Clovis took in the scene at a glance, slipping his stun rod out of the holster on his hip and flipping the switch to the “On” setting. A low-level hum that made Vahla’s teeth itch filled the room. The stun rods could be juiced anywhere from just enough to shock a drunk from his stupor all the way up to a jolt powerful enough to leave a grown man senseless with one touch. Judging by the sound, the wrinkled deputy had his set on high.

The skin thief shrunk back at the hum as if in fright.

“That’s okay lad, I’m here now. Everything’s going to be fine.”

Vahla was torn between relief at the words of comfort from his deputy and a small amount of annoyance at being spoken to like he was a child. It took a moment longer before he realized Clovis hadn’t been talking to him.

Most of that realization came by way of a stun rod being pressed to the side of his neck.

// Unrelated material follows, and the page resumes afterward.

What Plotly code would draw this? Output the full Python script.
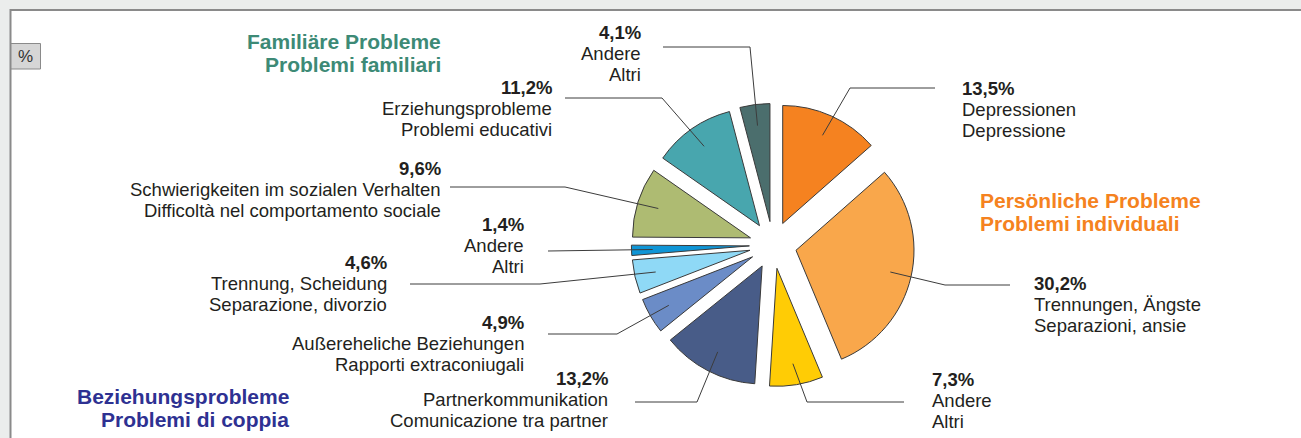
import math
import plotly.graph_objects as go

# ---- data ----
pct_labels = ["13,5%", "30,2%", "7,3%", "13,2%", "4,9%", "4,6%", "1,4%", "9,6%", "11,2%", "4,1%"]
values = [13.5, 30.2, 7.3, 13.2, 4.9, 4.6, 1.4, 9.6, 11.2, 4.1]
names_de = ["Depressionen", "Trennungen, Ängste", "Andere", "Partnerkommunikation",
            "Außereheliche Beziehungen", "Trennung, Scheidung", "Andere",
            "Schwierigkeiten im sozialen Verhalten", "Erziehungsprobleme", "Andere"]
names_it = ["Depressione", "Separazioni, ansie", "Altri", "Comunicazione tra partner",
            "Rapporti extraconiugali", "Separazione, divorzio", "Altri",
            "Difficoltà nel comportamento sociale", "Problemi educativi", "Altri"]
groups = ["P", "P", "P", "B", "B", "B", "B", "F", "F", "F"]
colors = ["#f58220", "#f9a74b", "#ffcc05", "#485c88", "#6b8cc7",
          "#8fd9f6", "#0f95d6", "#aebb72", "#48a6ae", "#4b6e6d"]
group_titles = [("Familiäre Probleme", "Problemi familiari"),
                ("Persönliche Probleme", "Problemi individuali"),
                ("Beziehungsprobleme", "Problemi di coppia")]
group_colors = ["#3d8a76", "#f58220", "#2e3192"]

# ---- layout geometry (pixels) ----
W, H = 1301, 438
CX, CY, R, PULL = 773, 245, 118, 0.2
half = R * (1 + PULL)

# label layout: (text x, anchor side, first line y, elbow point, line end)
label_layout = [
    (960, "left", 88, (850, 88), (935, 88)),
    (1032, "left", 283, (945, 285), (1010, 285)),
    (930, "left", 379, (807, 402), (904, 402)),
    (610, "right", 378, (697, 402), (635, 402)),
    (526, "right", 322, (617, 334), (548, 334)),
    (389, "right", 262, (540, 284), (410, 284)),
    (526, "right", 224, None, (548, 251)),
    (443, "right", 168, (565, 187), (450, 187)),
    (554, "right", 87, (662, 98), (565, 98)),
    (643, "right", 32, (750, 47), (663, 47)),
]
group_layout = [(443, "right", 41), (978, "left", 200), (291, "right", 396)]

fig = go.Figure()

fig.add_trace(go.Pie(
    values=values,
    labels=[f"{g}{i}" for i, g in enumerate(groups)],
    hovertext=[f"{a} / {b}" for a, b in zip(names_de, names_it)],
    sort=False, direction="clockwise", rotation=0,
    pull=[PULL] * len(values),
    marker=dict(colors=colors, line=dict(color="#3a3a3a", width=1)),
    textinfo="none", hoverinfo="text+value", showlegend=False,
    domain=dict(x=[(CX - half) / W, (CX + half) / W],
                y=[1 - (CY + half) / H, 1 - (CY - half) / H]),
))

shapes = []
# white panel and border
shapes.append(dict(type="rect", xref="x", yref="y", x0=10.5, y0=10, x1=1310, y1=450,
                   fillcolor="white", line=dict(color="#8a8a8a", width=2), layer="below"))
# % box
shapes.append(dict(type="rect", xref="x", yref="y", x0=11, y0=43.5, x1=40.5, y1=69,
                   fillcolor="#d6d6d6", line=dict(color="#8a8a8a", width=1), layer="below"))

annotations = []
annotations.append(dict(x=25.5, y=56, xref="x", yref="y", text="%", showarrow=False,
                        font=dict(size=17, color="#333333"), xanchor="center", yanchor="middle"))

total = sum(values)
cum = 0.0
LINE_GAP = 21
for i, v in enumerate(values):
    mid = (cum + v / 2) / total * 2 * math.pi
    cum += v
    k = (PULL + 0.82) * R
    ax = CX + k * math.sin(mid)
    ay = CY - k * math.cos(mid)
    tx, side, ty, elbow, end = label_layout[i]
    pts = [(ax, ay)] + ([elbow] if elbow else []) + [end]
    path = "M " + " L ".join(f"{px:.1f},{py:.1f}" for px, py in pts)
    shapes.append(dict(type="path", xref="x", yref="y", path=path,
                       line=dict(color="#3c3c3c", width=1), layer="above"))
    lines = [f"<b>{pct_labels[i]}</b>", names_de[i], names_it[i]]
    for j, t in enumerate(lines):
        annotations.append(dict(x=tx, y=ty + j * LINE_GAP, xref="x", yref="y", text=t,
                                showarrow=False, xanchor=side, yanchor="middle",
                                font=dict(size=18.5, color="#231f20")))

for (t1, t2), col, (gx, side, gy) in zip(group_titles, group_colors, group_layout):
    for j, t in enumerate([t1, t2]):
        annotations.append(dict(x=gx, y=gy + j * 23, xref="x", yref="y", text=f"<b>{t}</b>",
                                showarrow=False, xanchor=side, yanchor="middle",
                                font=dict(size=21, color=col)))

fig.update_layout(
    width=W, height=H, margin=dict(l=0, r=0, t=0, b=0),
    paper_bgcolor="#ebedec", plot_bgcolor="rgba(0,0,0,0)",
    font=dict(family="Liberation Sans, Arial, sans-serif"),
    xaxis=dict(range=[0, W], visible=False, fixedrange=True),
    yaxis=dict(range=[H, 0], visible=False, fixedrange=True),
    shapes=shapes, annotations=annotations,
)

fig.write_html("out.html", config={"displayModeBar": False},
               post_script="document.body.style.margin='0';")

Every muscle in Vahla’s body seized tight and his jaw clamped together so hard he thought his teeth might shatter and spray across the room. The sheriff thrashed on the floor, splattering blood and vomit everywhere, and he felt his bowels loosen, the final indignity.

Clovis leaned down and put his face close to the sheriff’s, a wry smile creasing his puckered and wrinkled face. A face that looked like a mask. “You’ll have to excuse him, sheriff, the new ones tend to be a little wild when they first hatch. Some days my own birth feels like yesterday, others like it was a hundred years ago.” The creature masquerading as a deputy bent down and examined Vahla’s ragged wounds as they continued to spurt blood onto the floor. “He didn’t make too much of a mess, these’ll stitch up just fine.”

Vahla could only stare in horror, his body still seized up from the effects of the stun rod, any last words he might’ve said locked inside his thin frame. A high-pitched keening echoed in the room before fading.

Clovis looked over his shoulder at the skin thief before turning back to Vahla and pulling a twisted bone knife from inside his jacket.

“You’re right lad. He’s just your size.”